- TASK INSTRUCTIONS
From the listing below, pull each line that includes "this".

- MATERIAL FOR THE TASK
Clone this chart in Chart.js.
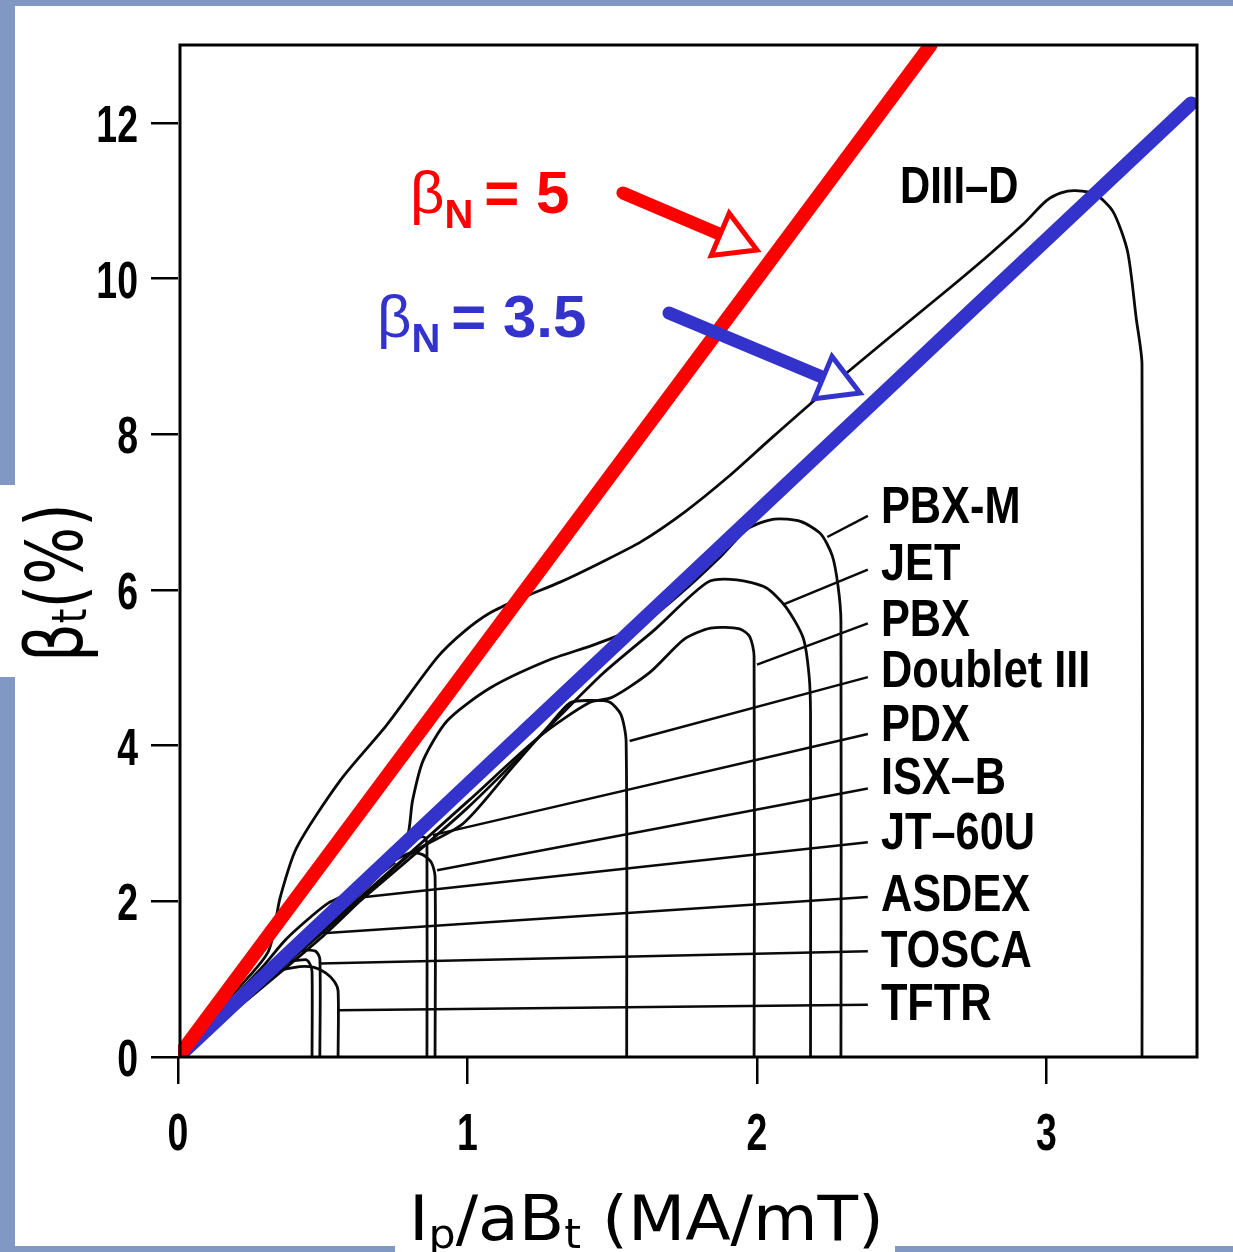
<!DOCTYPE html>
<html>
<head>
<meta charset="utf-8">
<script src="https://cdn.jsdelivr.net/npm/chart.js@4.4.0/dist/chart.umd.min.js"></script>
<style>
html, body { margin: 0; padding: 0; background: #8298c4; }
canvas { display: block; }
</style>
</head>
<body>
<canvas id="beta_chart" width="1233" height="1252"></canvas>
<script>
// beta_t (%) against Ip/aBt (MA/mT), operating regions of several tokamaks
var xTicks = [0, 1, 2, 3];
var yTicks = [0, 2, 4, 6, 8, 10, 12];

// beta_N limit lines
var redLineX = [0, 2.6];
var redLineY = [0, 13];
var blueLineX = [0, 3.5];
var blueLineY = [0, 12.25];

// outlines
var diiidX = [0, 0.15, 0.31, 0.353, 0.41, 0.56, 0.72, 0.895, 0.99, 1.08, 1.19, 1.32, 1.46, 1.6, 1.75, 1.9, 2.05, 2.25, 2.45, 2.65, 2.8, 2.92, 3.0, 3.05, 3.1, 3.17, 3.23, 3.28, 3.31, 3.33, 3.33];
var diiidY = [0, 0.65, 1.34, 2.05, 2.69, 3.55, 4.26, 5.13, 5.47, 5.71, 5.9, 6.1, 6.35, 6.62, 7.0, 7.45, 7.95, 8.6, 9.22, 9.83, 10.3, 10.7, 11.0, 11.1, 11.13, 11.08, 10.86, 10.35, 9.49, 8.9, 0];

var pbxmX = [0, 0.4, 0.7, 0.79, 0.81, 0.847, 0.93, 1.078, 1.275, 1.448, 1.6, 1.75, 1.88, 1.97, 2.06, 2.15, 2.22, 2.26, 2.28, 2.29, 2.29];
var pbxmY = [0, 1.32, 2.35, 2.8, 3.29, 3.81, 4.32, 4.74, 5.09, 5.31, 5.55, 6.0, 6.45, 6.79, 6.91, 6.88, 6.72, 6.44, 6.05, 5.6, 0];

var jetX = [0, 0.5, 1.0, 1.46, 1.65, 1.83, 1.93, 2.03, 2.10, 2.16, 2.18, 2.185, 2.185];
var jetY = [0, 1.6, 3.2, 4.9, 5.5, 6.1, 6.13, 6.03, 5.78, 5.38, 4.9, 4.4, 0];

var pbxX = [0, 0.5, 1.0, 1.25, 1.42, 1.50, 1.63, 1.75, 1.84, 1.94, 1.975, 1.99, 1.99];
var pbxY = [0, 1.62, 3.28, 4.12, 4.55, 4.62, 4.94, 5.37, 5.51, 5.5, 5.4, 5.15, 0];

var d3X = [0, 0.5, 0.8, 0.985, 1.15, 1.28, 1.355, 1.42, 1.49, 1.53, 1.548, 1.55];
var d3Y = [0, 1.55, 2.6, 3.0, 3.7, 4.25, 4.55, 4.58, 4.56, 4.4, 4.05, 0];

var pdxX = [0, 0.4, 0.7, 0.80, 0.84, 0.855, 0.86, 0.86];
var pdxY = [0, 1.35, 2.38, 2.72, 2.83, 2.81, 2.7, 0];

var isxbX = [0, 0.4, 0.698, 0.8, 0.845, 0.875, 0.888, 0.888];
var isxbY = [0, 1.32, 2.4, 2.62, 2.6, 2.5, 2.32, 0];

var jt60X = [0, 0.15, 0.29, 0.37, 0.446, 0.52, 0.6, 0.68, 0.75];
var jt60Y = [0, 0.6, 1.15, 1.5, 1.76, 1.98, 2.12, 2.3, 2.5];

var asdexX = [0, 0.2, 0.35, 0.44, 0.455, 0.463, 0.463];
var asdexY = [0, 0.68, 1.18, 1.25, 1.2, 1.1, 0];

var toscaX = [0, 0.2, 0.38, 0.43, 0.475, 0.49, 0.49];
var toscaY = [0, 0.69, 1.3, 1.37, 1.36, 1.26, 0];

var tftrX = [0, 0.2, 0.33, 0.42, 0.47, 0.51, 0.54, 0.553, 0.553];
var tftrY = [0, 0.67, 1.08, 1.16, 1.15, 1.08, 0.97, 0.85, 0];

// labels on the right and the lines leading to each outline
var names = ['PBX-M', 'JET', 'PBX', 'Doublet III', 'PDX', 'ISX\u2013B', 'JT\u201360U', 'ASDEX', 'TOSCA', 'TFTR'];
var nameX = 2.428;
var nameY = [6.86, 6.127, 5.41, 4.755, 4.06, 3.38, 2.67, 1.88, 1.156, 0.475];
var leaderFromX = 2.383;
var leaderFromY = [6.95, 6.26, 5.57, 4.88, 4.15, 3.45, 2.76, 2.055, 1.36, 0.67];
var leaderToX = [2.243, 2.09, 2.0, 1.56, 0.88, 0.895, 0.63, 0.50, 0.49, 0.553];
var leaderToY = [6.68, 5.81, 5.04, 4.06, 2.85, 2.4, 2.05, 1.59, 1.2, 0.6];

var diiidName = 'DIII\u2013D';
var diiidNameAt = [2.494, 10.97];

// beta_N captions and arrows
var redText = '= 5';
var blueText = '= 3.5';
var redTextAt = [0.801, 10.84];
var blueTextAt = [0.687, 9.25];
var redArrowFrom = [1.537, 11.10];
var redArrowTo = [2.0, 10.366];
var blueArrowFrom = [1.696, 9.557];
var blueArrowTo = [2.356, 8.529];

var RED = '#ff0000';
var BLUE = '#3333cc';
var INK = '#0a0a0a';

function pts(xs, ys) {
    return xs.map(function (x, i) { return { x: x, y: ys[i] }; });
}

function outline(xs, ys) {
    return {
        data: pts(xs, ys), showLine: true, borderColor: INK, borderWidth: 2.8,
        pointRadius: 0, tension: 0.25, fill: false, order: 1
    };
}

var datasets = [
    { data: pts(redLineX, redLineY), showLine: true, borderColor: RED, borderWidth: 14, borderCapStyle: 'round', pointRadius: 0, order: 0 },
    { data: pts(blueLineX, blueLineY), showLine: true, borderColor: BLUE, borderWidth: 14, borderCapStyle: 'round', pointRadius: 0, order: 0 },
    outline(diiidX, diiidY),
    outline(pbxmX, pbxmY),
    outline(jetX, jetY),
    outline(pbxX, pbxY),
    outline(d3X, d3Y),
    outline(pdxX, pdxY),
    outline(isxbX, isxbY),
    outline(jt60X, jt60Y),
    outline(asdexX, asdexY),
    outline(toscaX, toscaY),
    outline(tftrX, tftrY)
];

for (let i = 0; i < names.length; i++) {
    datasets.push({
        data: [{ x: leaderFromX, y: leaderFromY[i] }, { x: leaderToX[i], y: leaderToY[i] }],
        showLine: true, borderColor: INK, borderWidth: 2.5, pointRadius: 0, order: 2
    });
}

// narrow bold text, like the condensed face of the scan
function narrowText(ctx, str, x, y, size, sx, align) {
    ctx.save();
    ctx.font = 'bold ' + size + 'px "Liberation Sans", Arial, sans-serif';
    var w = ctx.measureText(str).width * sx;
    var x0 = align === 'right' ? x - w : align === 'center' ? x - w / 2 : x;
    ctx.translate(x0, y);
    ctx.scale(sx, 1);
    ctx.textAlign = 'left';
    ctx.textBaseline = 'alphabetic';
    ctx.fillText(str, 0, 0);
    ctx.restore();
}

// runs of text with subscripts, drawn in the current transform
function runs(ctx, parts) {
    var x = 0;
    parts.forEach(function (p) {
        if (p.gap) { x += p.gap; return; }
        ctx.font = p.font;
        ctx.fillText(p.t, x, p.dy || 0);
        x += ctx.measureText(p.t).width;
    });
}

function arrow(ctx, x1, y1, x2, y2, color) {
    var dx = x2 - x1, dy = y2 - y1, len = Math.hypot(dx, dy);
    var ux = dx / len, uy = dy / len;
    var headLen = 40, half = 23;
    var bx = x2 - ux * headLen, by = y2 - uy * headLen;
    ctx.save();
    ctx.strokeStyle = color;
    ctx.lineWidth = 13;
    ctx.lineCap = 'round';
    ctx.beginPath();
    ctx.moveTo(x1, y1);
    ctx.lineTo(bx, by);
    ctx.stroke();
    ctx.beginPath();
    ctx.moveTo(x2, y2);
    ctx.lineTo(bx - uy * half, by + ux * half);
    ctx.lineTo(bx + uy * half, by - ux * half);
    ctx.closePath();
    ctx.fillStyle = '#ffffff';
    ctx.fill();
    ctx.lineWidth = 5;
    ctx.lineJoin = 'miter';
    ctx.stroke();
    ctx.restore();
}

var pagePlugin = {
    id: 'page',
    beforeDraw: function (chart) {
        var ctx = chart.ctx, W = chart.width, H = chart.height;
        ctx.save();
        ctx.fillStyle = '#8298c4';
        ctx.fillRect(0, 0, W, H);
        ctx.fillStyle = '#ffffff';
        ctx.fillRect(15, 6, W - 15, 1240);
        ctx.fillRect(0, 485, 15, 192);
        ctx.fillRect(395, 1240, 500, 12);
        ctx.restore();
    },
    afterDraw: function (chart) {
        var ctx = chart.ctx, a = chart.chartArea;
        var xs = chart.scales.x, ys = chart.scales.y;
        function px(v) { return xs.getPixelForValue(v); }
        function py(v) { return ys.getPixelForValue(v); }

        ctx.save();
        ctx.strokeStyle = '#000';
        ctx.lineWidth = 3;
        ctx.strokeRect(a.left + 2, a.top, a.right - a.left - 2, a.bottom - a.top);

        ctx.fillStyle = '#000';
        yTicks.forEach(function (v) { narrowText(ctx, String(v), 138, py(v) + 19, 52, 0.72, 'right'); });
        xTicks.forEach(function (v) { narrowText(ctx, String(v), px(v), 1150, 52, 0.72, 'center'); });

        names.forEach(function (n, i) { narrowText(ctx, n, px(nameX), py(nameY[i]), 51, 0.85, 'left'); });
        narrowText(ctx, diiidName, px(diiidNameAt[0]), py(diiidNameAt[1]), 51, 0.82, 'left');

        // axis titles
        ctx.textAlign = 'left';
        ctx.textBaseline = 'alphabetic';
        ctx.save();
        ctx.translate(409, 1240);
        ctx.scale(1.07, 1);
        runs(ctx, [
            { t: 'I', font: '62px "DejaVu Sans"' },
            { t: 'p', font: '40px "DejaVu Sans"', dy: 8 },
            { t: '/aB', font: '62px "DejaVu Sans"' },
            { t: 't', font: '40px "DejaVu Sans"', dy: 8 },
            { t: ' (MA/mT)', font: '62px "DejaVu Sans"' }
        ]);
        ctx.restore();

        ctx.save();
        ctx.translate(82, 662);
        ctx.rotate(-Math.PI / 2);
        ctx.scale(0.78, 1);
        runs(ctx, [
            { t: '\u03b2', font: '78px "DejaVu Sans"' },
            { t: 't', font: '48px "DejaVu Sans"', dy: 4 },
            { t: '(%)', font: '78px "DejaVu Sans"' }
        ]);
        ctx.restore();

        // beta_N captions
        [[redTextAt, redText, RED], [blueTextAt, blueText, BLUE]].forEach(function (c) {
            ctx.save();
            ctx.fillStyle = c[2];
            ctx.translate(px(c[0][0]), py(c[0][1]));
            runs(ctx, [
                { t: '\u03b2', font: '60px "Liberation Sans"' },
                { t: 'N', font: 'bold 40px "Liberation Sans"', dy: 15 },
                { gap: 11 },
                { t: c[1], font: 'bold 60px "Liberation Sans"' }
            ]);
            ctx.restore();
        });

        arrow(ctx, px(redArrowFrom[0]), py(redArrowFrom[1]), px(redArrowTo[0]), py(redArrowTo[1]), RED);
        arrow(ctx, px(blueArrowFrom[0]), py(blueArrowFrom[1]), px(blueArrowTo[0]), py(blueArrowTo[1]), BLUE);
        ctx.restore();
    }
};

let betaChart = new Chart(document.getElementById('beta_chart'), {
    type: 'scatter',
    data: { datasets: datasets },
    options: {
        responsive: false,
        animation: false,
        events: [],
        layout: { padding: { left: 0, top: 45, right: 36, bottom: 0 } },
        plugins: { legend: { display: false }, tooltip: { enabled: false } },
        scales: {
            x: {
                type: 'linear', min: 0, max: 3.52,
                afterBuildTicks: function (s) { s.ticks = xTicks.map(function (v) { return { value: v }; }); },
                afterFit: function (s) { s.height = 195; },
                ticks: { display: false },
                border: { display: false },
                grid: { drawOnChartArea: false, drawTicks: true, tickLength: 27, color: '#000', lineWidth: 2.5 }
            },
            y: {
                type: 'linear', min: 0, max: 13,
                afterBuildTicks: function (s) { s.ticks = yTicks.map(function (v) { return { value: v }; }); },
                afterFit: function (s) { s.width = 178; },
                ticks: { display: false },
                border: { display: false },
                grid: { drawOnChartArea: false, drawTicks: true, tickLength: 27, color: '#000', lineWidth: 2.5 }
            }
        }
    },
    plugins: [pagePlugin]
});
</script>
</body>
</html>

---

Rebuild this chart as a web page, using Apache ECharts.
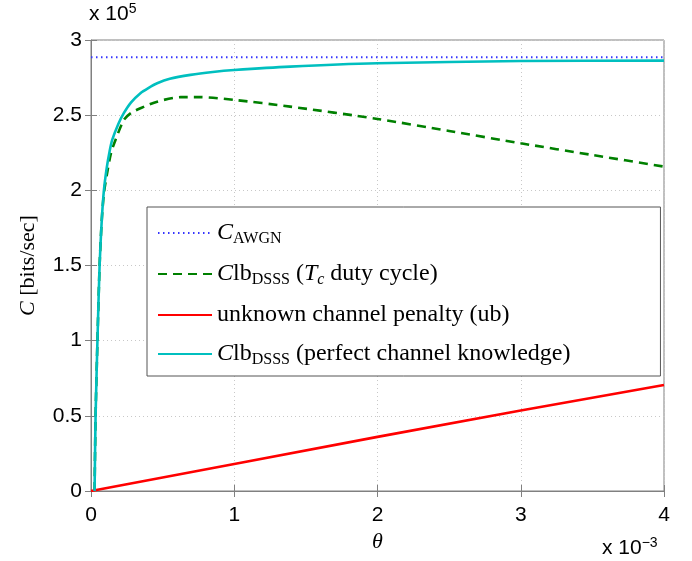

- OUTPUT OF THE TASK
Clone this chart in Chart.js.
Rebuild this chart as a web page, using Apache ECharts.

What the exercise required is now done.